Le développement de projets de vidéo-mapping dans les sites patrimoniaux : du spectacle d’envergure à la programmation saisonnière, voire, permanente

A l’été 2023, pas moins de 114 spectacles de vidéo-mapping en France étaient comptabilisés (soit une augmentation de 30% de l’offre de spectacles de vidéo-mapping par rapport à 2022). 

Généralement déployés dans l’espace public et commandés par des collectivités pour animer et valoriser leur territoire ainsi que leurs monuments emblématiques, de plus en plus de lieux développent leurs propres spectacles. C’est le cas des lieux patrimoniaux (églises, châteaux, sites archéologiques, etc.) qui s’engagent de plus en plus dans le développement de projets de valorisation et d’attractivité nocturnes par le biais du vidéo-mapping. Ces spectacles peuvent être proposés temporairement pour commémorer des événements majeurs ou de façon semi permanente (le temps d’une saison) afin de proposer une offre attractive et nocturne complémentaire à une offre de visite diurne.

De la création de spectacles d’envergure…

Du côté du spectaculaire de grande envergure, à l’instar d’autres formes de célébrations entre artifices, son et lumière, la commémoration d’événements est l’occasion de faire appel à des artistes du vidéo-mapping. C’est ainsi que les équipes du Mont-Saint-Michel ont décidé, en 2023, de marquer le millénaire de l’abbatiale par un spectacle son et lumière de grande qualité. Produit par les ateliers BK, des projections sur l’histoire de l’abbatiale ont été réalisées le temps d’une soirée sur ces façades complétées avec une chorégraphie de près de 400 drones. Le projet est financé à 75% par le Centre des monuments nationaux et à 25% par l’Établissement public national du Mont-Saint-Michel, pour un total de 200 000 euros. Plus de 15 000 personnes ont pu y assister.

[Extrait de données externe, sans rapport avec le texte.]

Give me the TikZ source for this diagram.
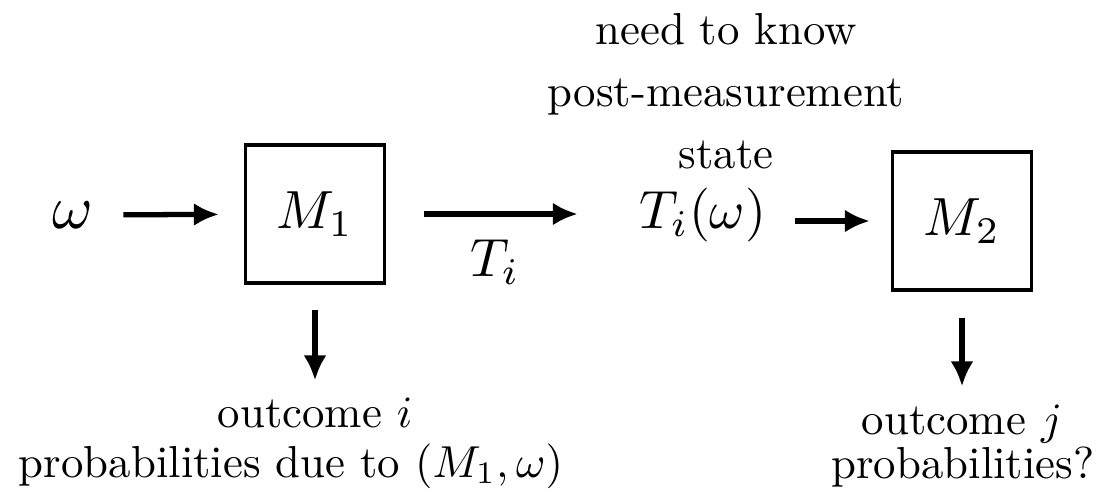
\documentclass[tikz,border=0pt]{standalone}
\usepackage{tikz}
\usetikzlibrary{arrows.meta}

\tikzset{
	mbox/.style={draw, line width=1.9pt, minimum width=2.78cm, minimum height=2.76cm, inner sep=0pt},
	arr/.style={line width=3pt, -{Latex[length=5mm,width=4.6mm]}},
	txt/.style={inner sep=0pt, outer sep=0pt, scale=2.55, transform shape},
	mth/.style={inner sep=0pt, outer sep=0pt, scale=3.06, transform shape}
}
\newcommand{\boxlbl}[1]{\scalebox{3.06}{$#1$}}

\begin{document}
\begin{tikzpicture}[x=0.02cm, y=-0.02cm]
		
		\useasboundingbox (0,0) rectangle (1097,494);
		
		% first measurement
		\node[mth, scale=1.15] (omega) at (73,215) {$\omega$};
		\node[mbox] (M1) at (315,214) {\boxlbl{M_1}};
		\draw[arr, shorten <=0.6cm, shorten >=0.5cm] (omega) -- (M1);
		
		% transformation
		\node[mth] (Tiw) at (703,215) {$T_i(\omega)$};
		\node[txt, align=center, font=\fontsize{10}{13.8}\selectfont] (need) at (726,91) {need to know\\post-measurement\\state};
		\draw[arr, shorten <=0.76cm, shorten >=1.24cm] (M1.east) -- (M1.east -| Tiw.west);
		\node[mth] (Ti) at (495,262) {$T_i$};
		
		% second measurement
		\node[mbox] (M2) at (962,221) {\boxlbl{M_2}};
		\draw[arr, shorten <=0.58cm, shorten >=0.42cm] (Tiw.east |- M2.west) -- (M2.west);
		
		% outcomes
		\node[txt, anchor=base] (outi) at (315,427) {outcome $i$};
		\node[txt, anchor=base] (probi) at (291,477) {probabilities due to $(M_1,\omega)$};
		\draw[arr, shorten <=0.5cm, shorten >=0.34cm] (M1.south) -- (M1.south |- outi.north);
		
		\node[txt, anchor=base] (outj) at (962,434) {outcome $j$};
		\node[txt, anchor=base] (probj) at (963,478) {probabilities?};
		\draw[arr, shorten <=0.52cm, shorten >=0.36cm] (M2.south) -- (M2.south |- outj.north);
		
\end{tikzpicture}
\end{document}
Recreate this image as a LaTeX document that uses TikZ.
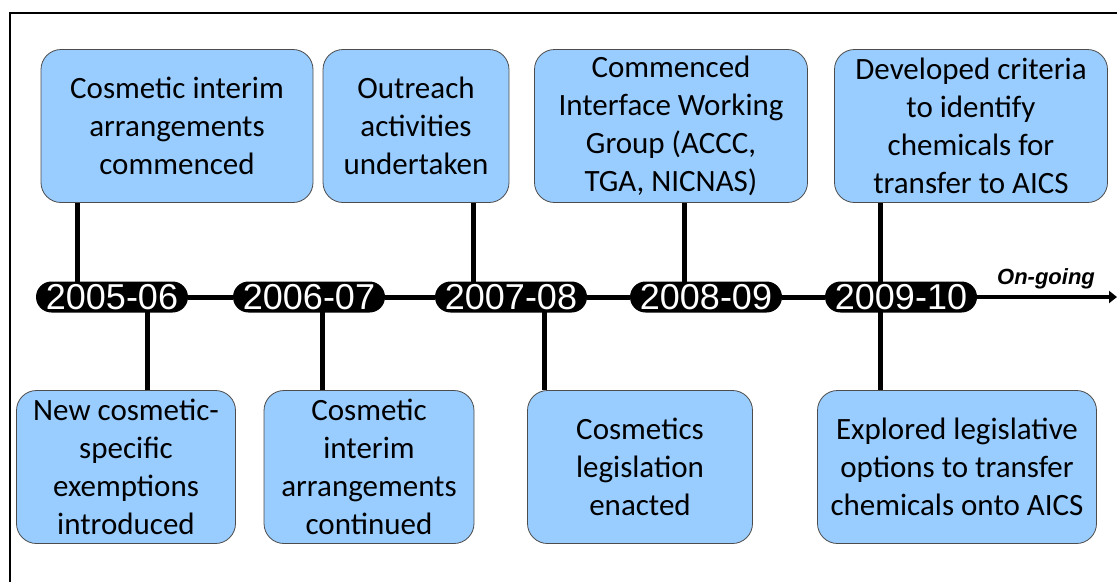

Le millénaire du Mont Saint-Michel © Geoffrey Hubbel

Ces spectacles peuvent aussi être programmés sur de plus longues périodes. C’est le pari que fait Chartres en Lumières en ayant choisi de développer une programmation sur une période de 9 mois. Un parcours de la ville composé de 21 sites illuminés à visiter librement attire plus d’1 million de visiteur·euse·s par an. Pensé dans un objectif d’attractivité territoriale pour accroître le nombre de nuitées de visiteurs touristiques, un tel parcours fait aussi l’objet de visites guidées payantes opérées par l’Office de tourisme pour découvrir autrement Chartres la nuit. Chaque année, de nouvelles œuvres sont proposées au sein du parcours et viennent renouveler la programmation. En 2025, 3 nouvelles scénographies sont ainsi programmées dont une sur la cathédrale Notre-Dame de Chartres pour fêter les 1000 ans de sa crypte. A titre indicatif, le budget de cette programmation est estimé entre 800 000 et 1 million d’euros dont 380 000 euros de renouvellement du matériel.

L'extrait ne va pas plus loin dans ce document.